# [GIVEN INSTRUCTION]
Leave the pictures out, and retype all of the material exactly as written.
══ MATERIAL PROVIDED
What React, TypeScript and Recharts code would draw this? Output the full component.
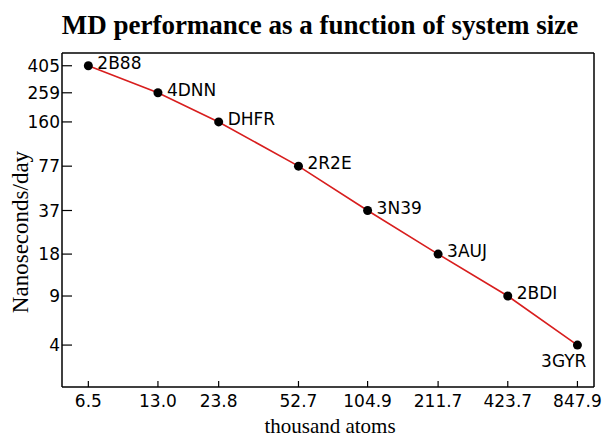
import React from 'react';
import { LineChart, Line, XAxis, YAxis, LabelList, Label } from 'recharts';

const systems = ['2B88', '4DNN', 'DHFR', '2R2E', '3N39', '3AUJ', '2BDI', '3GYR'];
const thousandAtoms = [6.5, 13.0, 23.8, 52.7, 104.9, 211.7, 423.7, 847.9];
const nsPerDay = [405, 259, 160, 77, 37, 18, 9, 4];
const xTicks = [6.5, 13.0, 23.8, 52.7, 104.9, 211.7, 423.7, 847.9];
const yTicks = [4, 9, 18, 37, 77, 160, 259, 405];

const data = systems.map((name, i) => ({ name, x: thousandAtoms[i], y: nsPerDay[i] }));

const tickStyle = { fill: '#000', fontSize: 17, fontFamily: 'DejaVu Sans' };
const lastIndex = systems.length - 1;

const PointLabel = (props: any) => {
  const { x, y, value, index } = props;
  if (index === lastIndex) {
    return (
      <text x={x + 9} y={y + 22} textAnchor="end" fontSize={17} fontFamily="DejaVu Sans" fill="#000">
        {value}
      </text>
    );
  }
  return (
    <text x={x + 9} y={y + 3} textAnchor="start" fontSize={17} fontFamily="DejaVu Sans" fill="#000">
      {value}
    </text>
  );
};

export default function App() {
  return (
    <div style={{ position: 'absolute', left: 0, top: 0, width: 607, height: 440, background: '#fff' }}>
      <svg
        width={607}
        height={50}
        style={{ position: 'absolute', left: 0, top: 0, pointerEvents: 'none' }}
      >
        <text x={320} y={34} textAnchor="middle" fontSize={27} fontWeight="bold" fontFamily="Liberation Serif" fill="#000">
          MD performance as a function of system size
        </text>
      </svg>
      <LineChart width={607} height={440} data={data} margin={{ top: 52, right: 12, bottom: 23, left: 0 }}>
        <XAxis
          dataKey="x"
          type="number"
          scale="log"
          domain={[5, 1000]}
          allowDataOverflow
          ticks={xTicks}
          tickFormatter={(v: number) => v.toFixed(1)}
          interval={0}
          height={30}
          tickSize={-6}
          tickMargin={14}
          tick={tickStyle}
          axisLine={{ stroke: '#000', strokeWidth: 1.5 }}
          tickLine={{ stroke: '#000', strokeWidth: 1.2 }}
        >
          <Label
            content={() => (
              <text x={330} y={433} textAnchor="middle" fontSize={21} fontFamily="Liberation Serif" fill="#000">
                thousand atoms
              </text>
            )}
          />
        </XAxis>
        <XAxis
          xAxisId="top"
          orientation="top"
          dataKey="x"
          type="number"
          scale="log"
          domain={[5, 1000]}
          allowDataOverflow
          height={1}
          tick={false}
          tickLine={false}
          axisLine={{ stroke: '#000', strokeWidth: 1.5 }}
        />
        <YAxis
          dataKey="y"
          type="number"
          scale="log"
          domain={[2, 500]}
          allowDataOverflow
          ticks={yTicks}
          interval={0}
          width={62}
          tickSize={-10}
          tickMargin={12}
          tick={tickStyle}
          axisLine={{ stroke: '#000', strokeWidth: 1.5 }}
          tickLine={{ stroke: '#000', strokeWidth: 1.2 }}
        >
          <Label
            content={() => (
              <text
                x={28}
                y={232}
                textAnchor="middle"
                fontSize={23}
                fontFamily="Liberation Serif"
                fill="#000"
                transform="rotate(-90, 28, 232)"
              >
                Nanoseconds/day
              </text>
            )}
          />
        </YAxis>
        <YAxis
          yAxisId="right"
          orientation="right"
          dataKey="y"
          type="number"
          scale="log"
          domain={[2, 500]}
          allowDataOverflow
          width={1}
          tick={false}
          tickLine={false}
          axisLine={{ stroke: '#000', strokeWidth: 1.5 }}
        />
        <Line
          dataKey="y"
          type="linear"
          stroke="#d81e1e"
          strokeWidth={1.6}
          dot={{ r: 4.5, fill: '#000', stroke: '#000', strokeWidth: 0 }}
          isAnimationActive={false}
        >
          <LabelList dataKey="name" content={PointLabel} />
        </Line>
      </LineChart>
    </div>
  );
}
════
# [RESPONSE TO THIS TASK]
What React, TypeScript and Recharts code would draw this? Output the full component.
import React from 'react';
import { LineChart, Line, XAxis, YAxis, LabelList, Label } from 'recharts';

const systems = ['2B88', '4DNN', 'DHFR', '2R2E', '3N39', '3AUJ', '2BDI', '3GYR'];
const thousandAtoms = [6.5, 13.0, 23.8, 52.7, 104.9, 211.7, 423.7, 847.9];
const nsPerDay = [405, 259, 160, 77, 37, 18, 9, 4];
const xTicks = [6.5, 13.0, 23.8, 52.7, 104.9, 211.7, 423.7, 847.9];
const yTicks = [4, 9, 18, 37, 77, 160, 259, 405];

const data = systems.map((name, i) => ({ name, x: thousandAtoms[i], y: nsPerDay[i] }));

const tickStyle = { fill: '#000', fontSize: 17, fontFamily: 'DejaVu Sans' };
const lastIndex = systems.length - 1;

const PointLabel = (props: any) => {
  const { x, y, value, index } = props;
  if (index === lastIndex) {
    return (
      <text x={x + 9} y={y + 22} textAnchor="end" fontSize={17} fontFamily="DejaVu Sans" fill="#000">
        {value}
      </text>
    );
  }
  return (
    <text x={x + 9} y={y + 3} textAnchor="start" fontSize={17} fontFamily="DejaVu Sans" fill="#000">
      {value}
    </text>
  );
};

export default function App() {
  return (
    <div style={{ position: 'absolute', left: 0, top: 0, width: 607, height: 440, background: '#fff' }}>
      <svg
        width={607}
        height={50}
        style={{ position: 'absolute', left: 0, top: 0, pointerEvents: 'none' }}
      >
        <text x={320} y={34} textAnchor="middle" fontSize={27} fontWeight="bold" fontFamily="Liberation Serif" fill="#000">
          MD performance as a function of system size
        </text>
      </svg>
      <LineChart width={607} height={440} data={data} margin={{ top: 52, right: 12, bottom: 23, left: 0 }}>
        <XAxis
          dataKey="x"
          type="number"
          scale="log"
          domain={[5, 1000]}
          allowDataOverflow
          ticks={xTicks}
          tickFormatter={(v: number) => v.toFixed(1)}
          interval={0}
          height={30}
          tickSize={-6}
          tickMargin={14}
          tick={tickStyle}
          axisLine={{ stroke: '#000', strokeWidth: 1.5 }}
          tickLine={{ stroke: '#000', strokeWidth: 1.2 }}
        >
          <Label
            content={() => (
              <text x={330} y={433} textAnchor="middle" fontSize={21} fontFamily="Liberation Serif" fill="#000">
                thousand atoms
              </text>
            )}
          />
        </XAxis>
        <XAxis
          xAxisId="top"
          orientation="top"
          dataKey="x"
          type="number"
          scale="log"
          domain={[5, 1000]}
          allowDataOverflow
          height={1}
          tick={false}
          tickLine={false}
          axisLine={{ stroke: '#000', strokeWidth: 1.5 }}
        />
        <YAxis
          dataKey="y"
          type="number"
          scale="log"
          domain={[2, 500]}
          allowDataOverflow
          ticks={yTicks}
          interval={0}
          width={62}
          tickSize={-10}
          tickMargin={12}
          tick={tickStyle}
          axisLine={{ stroke: '#000', strokeWidth: 1.5 }}
          tickLine={{ stroke: '#000', strokeWidth: 1.2 }}
        >
          <Label
            content={() => (
              <text
                x={28}
                y={232}
                textAnchor="middle"
                fontSize={23}
                fontFamily="Liberation Serif"
                fill="#000"
                transform="rotate(-90, 28, 232)"
              >
                Nanoseconds/day
              </text>
            )}
          />
        </YAxis>
        <YAxis
          yAxisId="right"
          orientation="right"
          dataKey="y"
          type="number"
          scale="log"
          domain={[2, 500]}
          allowDataOverflow
          width={1}
          tick={false}
          tickLine={false}
          axisLine={{ stroke: '#000', strokeWidth: 1.5 }}
        />
        <Line
          dataKey="y"
          type="linear"
          stroke="#d81e1e"
          strokeWidth={1.6}
          dot={{ r: 4.5, fill: '#000', stroke: '#000', strokeWidth: 0 }}
          isAnimationActive={false}
        >
          <LabelList dataKey="name" content={PointLabel} />
        </Line>
      </LineChart>
    </div>
  );
}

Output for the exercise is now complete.